To be clear, I know from having completed a graduate degree and from teaching several years as an Adjunct Instructor for American University, there are many good people within Academia. From their individual perspectives, it's easy to understand they are acting rationally when they decide to remain silent. But at what point do they become complicit in later, more extreme events?

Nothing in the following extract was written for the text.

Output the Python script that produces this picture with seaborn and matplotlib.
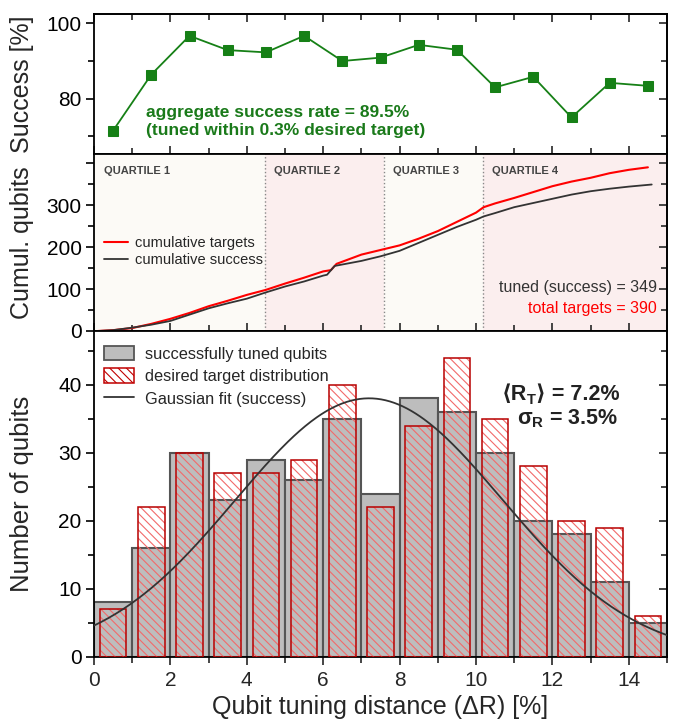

"In my view, the psychological discomfort from cognitive dissonance isn't near as intense as it needs to be in many cases, particularly here in the hyper identity-driven and mob enforced 21st century. If I could wave a magic wand and change one thing about the world it would be to install a biochemical mechanism that causes headaches to occur in varying intensity according to the level of cognitive dissonance inside someone's head. A structural engineer, for example, who is adamant that 2+2=5 would experience a debilitating migraine until they either permanently stop working as a structural engineer or reassess their mathematical prowess and see the wisdom and social justice behind two and two adding up to four." - The Agile Mindset - Beginner's Mind, Cognitive Dissonance
I don't have a solution for what ails academia. Alas, no magic wand. But high profile employers and alumni donors are noticing and withdrawing in a very public way from the sick charade. Have we turned a corner and awaken to the wrongness of wokeness? I think we haven't, but perhaps are close. Echo chambers the size of a college campus are extremely resilient. The likely future for academia is a slow-motion implosion resulting in a highly credential but poorly educated zombie institution that lives on for decades. Trade schools and micro-degrees appear to be ascendant and, from an employers perspective, probably can't come soon enough.